YOUR OBJECTIVE: Output each line exactly as it appears, skipping any embedded picture.

DATA BLOCK:
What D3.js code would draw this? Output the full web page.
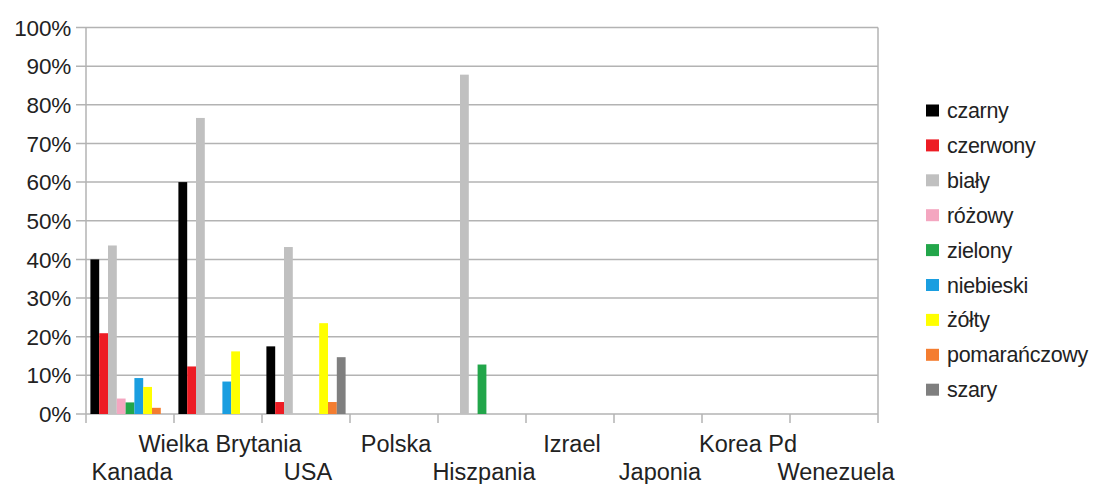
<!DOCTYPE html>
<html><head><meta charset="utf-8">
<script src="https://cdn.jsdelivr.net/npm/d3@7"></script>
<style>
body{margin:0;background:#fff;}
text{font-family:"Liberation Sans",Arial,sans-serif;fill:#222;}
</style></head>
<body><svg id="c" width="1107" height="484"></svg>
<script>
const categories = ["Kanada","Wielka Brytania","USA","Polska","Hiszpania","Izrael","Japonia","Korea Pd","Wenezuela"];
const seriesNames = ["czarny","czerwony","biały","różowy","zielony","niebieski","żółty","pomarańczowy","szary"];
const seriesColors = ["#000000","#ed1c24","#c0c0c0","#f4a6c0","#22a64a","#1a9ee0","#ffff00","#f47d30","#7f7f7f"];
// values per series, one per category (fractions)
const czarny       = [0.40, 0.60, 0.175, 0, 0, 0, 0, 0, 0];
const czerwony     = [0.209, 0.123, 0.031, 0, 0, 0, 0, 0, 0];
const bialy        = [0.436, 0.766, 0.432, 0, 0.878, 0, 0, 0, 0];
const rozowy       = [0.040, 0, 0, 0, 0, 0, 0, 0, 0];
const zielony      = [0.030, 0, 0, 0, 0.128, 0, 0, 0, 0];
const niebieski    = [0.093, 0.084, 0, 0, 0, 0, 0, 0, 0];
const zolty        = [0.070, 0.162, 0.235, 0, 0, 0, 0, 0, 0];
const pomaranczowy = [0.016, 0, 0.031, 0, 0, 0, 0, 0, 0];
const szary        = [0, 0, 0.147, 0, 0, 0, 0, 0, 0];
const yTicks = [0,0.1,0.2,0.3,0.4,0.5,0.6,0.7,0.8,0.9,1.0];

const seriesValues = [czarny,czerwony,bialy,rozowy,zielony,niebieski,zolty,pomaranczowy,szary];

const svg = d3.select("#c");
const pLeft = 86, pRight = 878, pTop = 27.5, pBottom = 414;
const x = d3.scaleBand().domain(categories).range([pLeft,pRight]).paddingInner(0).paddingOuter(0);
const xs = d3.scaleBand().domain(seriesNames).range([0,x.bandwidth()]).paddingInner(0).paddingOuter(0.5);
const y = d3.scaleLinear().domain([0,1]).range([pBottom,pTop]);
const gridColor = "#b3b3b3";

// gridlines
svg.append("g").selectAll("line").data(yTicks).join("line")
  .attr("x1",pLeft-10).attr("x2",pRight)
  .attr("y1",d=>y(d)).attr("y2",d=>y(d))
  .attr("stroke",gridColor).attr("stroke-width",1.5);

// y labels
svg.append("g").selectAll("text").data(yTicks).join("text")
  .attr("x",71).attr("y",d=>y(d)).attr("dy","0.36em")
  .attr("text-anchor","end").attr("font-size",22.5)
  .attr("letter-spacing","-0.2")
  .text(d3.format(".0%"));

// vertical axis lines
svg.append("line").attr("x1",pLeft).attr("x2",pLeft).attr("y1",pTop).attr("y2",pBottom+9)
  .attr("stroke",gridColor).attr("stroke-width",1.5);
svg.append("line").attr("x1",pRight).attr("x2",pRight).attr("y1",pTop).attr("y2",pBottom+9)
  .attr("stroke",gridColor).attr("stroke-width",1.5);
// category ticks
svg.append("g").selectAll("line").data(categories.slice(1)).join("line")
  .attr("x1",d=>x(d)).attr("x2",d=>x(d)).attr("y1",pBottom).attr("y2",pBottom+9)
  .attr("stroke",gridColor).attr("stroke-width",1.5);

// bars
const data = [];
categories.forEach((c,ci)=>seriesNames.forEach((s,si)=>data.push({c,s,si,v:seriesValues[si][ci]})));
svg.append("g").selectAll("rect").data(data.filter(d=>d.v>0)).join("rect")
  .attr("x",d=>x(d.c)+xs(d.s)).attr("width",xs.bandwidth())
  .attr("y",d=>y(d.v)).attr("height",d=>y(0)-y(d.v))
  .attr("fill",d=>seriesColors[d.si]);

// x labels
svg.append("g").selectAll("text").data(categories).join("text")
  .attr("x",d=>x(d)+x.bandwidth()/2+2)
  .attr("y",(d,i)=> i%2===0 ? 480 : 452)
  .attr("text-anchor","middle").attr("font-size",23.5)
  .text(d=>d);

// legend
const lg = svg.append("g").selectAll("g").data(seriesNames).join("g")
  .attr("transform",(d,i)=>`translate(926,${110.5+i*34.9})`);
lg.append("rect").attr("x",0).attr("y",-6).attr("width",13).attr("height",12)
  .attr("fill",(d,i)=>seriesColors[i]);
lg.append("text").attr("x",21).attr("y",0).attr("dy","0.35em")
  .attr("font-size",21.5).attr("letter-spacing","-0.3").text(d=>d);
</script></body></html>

SOLUTION TO THE EXERCISE:
What D3.js code would draw this? Output the full web page.
<!DOCTYPE html>
<html><head><meta charset="utf-8">
<script src="https://cdn.jsdelivr.net/npm/d3@7"></script>
<style>
body{margin:0;background:#fff;}
text{font-family:"Liberation Sans",Arial,sans-serif;fill:#222;}
</style></head>
<body><svg id="c" width="1107" height="484"></svg>
<script>
const categories = ["Kanada","Wielka Brytania","USA","Polska","Hiszpania","Izrael","Japonia","Korea Pd","Wenezuela"];
const seriesNames = ["czarny","czerwony","biały","różowy","zielony","niebieski","żółty","pomarańczowy","szary"];
const seriesColors = ["#000000","#ed1c24","#c0c0c0","#f4a6c0","#22a64a","#1a9ee0","#ffff00","#f47d30","#7f7f7f"];
// values per series, one per category (fractions)
const czarny       = [0.40, 0.60, 0.175, 0, 0, 0, 0, 0, 0];
const czerwony     = [0.209, 0.123, 0.031, 0, 0, 0, 0, 0, 0];
const bialy        = [0.436, 0.766, 0.432, 0, 0.878, 0, 0, 0, 0];
const rozowy       = [0.040, 0, 0, 0, 0, 0, 0, 0, 0];
const zielony      = [0.030, 0, 0, 0, 0.128, 0, 0, 0, 0];
const niebieski    = [0.093, 0.084, 0, 0, 0, 0, 0, 0, 0];
const zolty        = [0.070, 0.162, 0.235, 0, 0, 0, 0, 0, 0];
const pomaranczowy = [0.016, 0, 0.031, 0, 0, 0, 0, 0, 0];
const szary        = [0, 0, 0.147, 0, 0, 0, 0, 0, 0];
const yTicks = [0,0.1,0.2,0.3,0.4,0.5,0.6,0.7,0.8,0.9,1.0];

const seriesValues = [czarny,czerwony,bialy,rozowy,zielony,niebieski,zolty,pomaranczowy,szary];

const svg = d3.select("#c");
const pLeft = 86, pRight = 878, pTop = 27.5, pBottom = 414;
const x = d3.scaleBand().domain(categories).range([pLeft,pRight]).paddingInner(0).paddingOuter(0);
const xs = d3.scaleBand().domain(seriesNames).range([0,x.bandwidth()]).paddingInner(0).paddingOuter(0.5);
const y = d3.scaleLinear().domain([0,1]).range([pBottom,pTop]);
const gridColor = "#b3b3b3";

// gridlines
svg.append("g").selectAll("line").data(yTicks).join("line")
  .attr("x1",pLeft-10).attr("x2",pRight)
  .attr("y1",d=>y(d)).attr("y2",d=>y(d))
  .attr("stroke",gridColor).attr("stroke-width",1.5);

// y labels
svg.append("g").selectAll("text").data(yTicks).join("text")
  .attr("x",71).attr("y",d=>y(d)).attr("dy","0.36em")
  .attr("text-anchor","end").attr("font-size",22.5)
  .attr("letter-spacing","-0.2")
  .text(d3.format(".0%"));

// vertical axis lines
svg.append("line").attr("x1",pLeft).attr("x2",pLeft).attr("y1",pTop).attr("y2",pBottom+9)
  .attr("stroke",gridColor).attr("stroke-width",1.5);
svg.append("line").attr("x1",pRight).attr("x2",pRight).attr("y1",pTop).attr("y2",pBottom+9)
  .attr("stroke",gridColor).attr("stroke-width",1.5);
// category ticks
svg.append("g").selectAll("line").data(categories.slice(1)).join("line")
  .attr("x1",d=>x(d)).attr("x2",d=>x(d)).attr("y1",pBottom).attr("y2",pBottom+9)
  .attr("stroke",gridColor).attr("stroke-width",1.5);

// bars
const data = [];
categories.forEach((c,ci)=>seriesNames.forEach((s,si)=>data.push({c,s,si,v:seriesValues[si][ci]})));
svg.append("g").selectAll("rect").data(data.filter(d=>d.v>0)).join("rect")
  .attr("x",d=>x(d.c)+xs(d.s)).attr("width",xs.bandwidth())
  .attr("y",d=>y(d.v)).attr("height",d=>y(0)-y(d.v))
  .attr("fill",d=>seriesColors[d.si]);

// x labels
svg.append("g").selectAll("text").data(categories).join("text")
  .attr("x",d=>x(d)+x.bandwidth()/2+2)
  .attr("y",(d,i)=> i%2===0 ? 480 : 452)
  .attr("text-anchor","middle").attr("font-size",23.5)
  .text(d=>d);

// legend
const lg = svg.append("g").selectAll("g").data(seriesNames).join("g")
  .attr("transform",(d,i)=>`translate(926,${110.5+i*34.9})`);
lg.append("rect").attr("x",0).attr("y",-6).attr("width",13).attr("height",12)
  .attr("fill",(d,i)=>seriesColors[i]);
lg.append("text").attr("x",21).attr("y",0).attr("dy","0.35em")
  .attr("font-size",21.5).attr("letter-spacing","-0.3").text(d=>d);
</script></body></html>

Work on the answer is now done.